My first thought was to write a long switch/case statement that checked for data seperated by tabs, and then another case for data separated by pipe symbols and then yet another case for data separated in another way etc etc. Now of course I realize that I would have to come up with a list of different things to detect - but I wondered if there was a more intelligent way of detecting these features than doing a relatively slow search for each type.
I realize this question isn't especially eloquently put so I hope it makes some sense!
Any ideas?
(no idea how to tag this either - so help there is welcomed!)
The only reliable scheme would be to use machine-learning. You could, for example, train a perceptron classifier on a stack of examples of tabular and non-tabular materials.
A mixed solution might be appropriate, i.e. one whereby you handled the most common/obvious cases with simple heuristics (handled in "switch-like" manner) as you suggested, and to leave the harder cases, for automated-learning and other types of classifier-logic.

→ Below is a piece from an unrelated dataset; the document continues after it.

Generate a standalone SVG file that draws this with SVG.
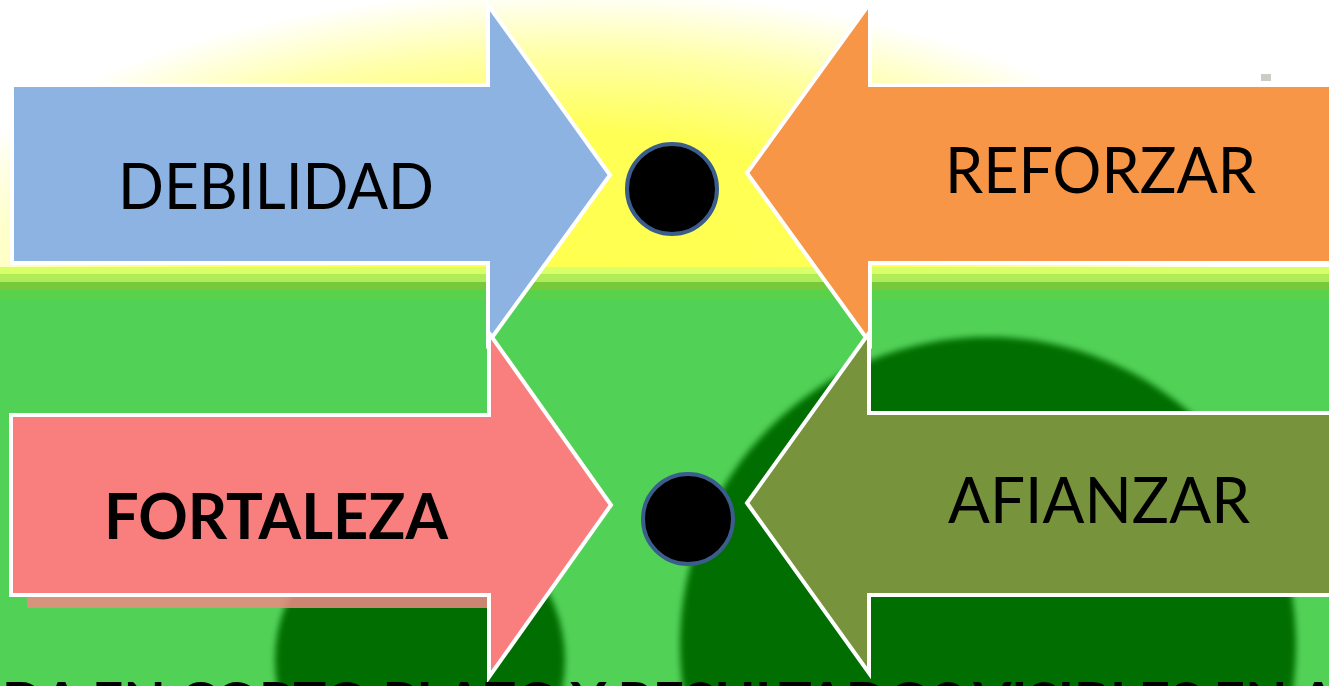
<svg xmlns="http://www.w3.org/2000/svg" width="1329" height="686" viewBox="0 0 1329 686">
<defs>
<radialGradient id="sun" gradientUnits="userSpaceOnUse" cx="0" cy="0" r="1" gradientTransform="translate(570 275) scale(660 285)">
<stop offset="0" stop-color="#FFFF50"/>
<stop offset="0.5" stop-color="#FFFF55"/>
<stop offset="0.78" stop-color="#FFFFA8"/>
<stop offset="1" stop-color="#FFFFFF"/>
</radialGradient>
<filter id="soft" x="-10%" y="-10%" width="120%" height="120%"><feGaussianBlur stdDeviation="3"/></filter>
<style>
.arrow{stroke:#FFFFFF;stroke-width:4;stroke-linejoin:miter}
.lbl{font-family:Lato,"Open Sans","Liberation Sans",sans-serif;font-size:64px;fill:#000000}
.bold{font-weight:bold}
.dot{fill:#000000;stroke:#3B5D8C;stroke-width:4}
</style>
</defs>
<g id="background">
<rect x="0" y="0" width="1329" height="686" fill="#FFFFFF"/>
<rect x="0" y="0" width="1329" height="270" fill="url(#sun)"/>
<rect x="1261" y="74" width="10" height="7" fill="#CCCCC4"/>
<rect x="0" y="267" width="1329" height="8" fill="#D8FE68"/>
<rect x="0" y="274" width="1329" height="9" fill="#B0EC58"/>
<rect x="0" y="282" width="1329" height="9" fill="#75C93B"/>
<rect x="0" y="290" width="1329" height="11" fill="#5AD14A"/>
<rect x="0" y="300" width="1329" height="386" fill="#52D157"/>
<circle cx="988" cy="645" r="308" fill="#006E00" filter="url(#soft)"/>
<circle cx="420" cy="660" r="145" fill="#006E00" filter="url(#soft)"/>
</g>
<g id="connectors"/>
<g id="debilidad">
<polygon class="arrow" fill="#8DB3E2" points="12,85 488,85 488,5 610,175 488,343 488,263 12,263"/>
<text class="lbl" x="118" y="209" textLength="316" lengthAdjust="spacingAndGlyphs">DEBILIDAD</text>
</g>
<g id="reforzar">
<polygon class="arrow" fill="#F79646" points="1340,85 870,85 870,3 747,173 870,343 870,263 1340,263"/>
<text class="lbl" x="945" y="193" textLength="311" lengthAdjust="spacingAndGlyphs">REFORZAR</text>
</g>
<g id="fortaleza">
<rect x="27" y="595" width="460" height="13" fill="#EE8A84" opacity="0.85"/>
<polygon class="arrow" fill="#F97F7F" points="11,415 489,415 489,333 611,505 489,677 489,595 11,595"/>
<text class="lbl bold" x="104" y="539" textLength="344" lengthAdjust="spacingAndGlyphs">FORTALEZA</text>
</g>
<g id="afianzar">
<polygon class="arrow" fill="#77933C" points="1340,413 869,413 869,333 747,503 869,673 869,595 1340,595"/>
<text class="lbl" x="948" y="523" textLength="302" lengthAdjust="spacingAndGlyphs">AFIANZAR</text>
</g>
<g id="dot-top">
<circle class="dot" cx="672" cy="189" r="45"/>
</g>
<g id="dot-bottom">
<circle class="dot" cx="688" cy="519" r="45"/>
</g>
<g id="caption">
<text class="lbl bold" style="font-size:52px" x="2" y="719" textLength="1335" lengthAdjust="spacingAndGlyphs">DA EN CORTO PLAZO Y RESULTADOS VISIBLES EN A</text>
</g>
</svg>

This assumes that you do not already have a defined types stored in the TSV.
A TSV file is typically
[Value1]\t[Value..N]\n
My suggestion would be to:
Count up all the tabs
Count up all of new lines
Count the total tabs in the first row
Divide the total number of tabs by the tabs in the first row
With the result of 4, if you get a remainder of 0 then you have a candidate of TSV files. From there you may either want to do the following things:
You can continue reading the data and ignoring the error of lines with less or more than the predicted tabs per line
You can scan each line before reading to make sure all are consistent
You can read up to the line that does not fit the format and then throw an error
Once you have a good prediction of the amount of tab separated values you can use a regular expression to parse out the values [as a group].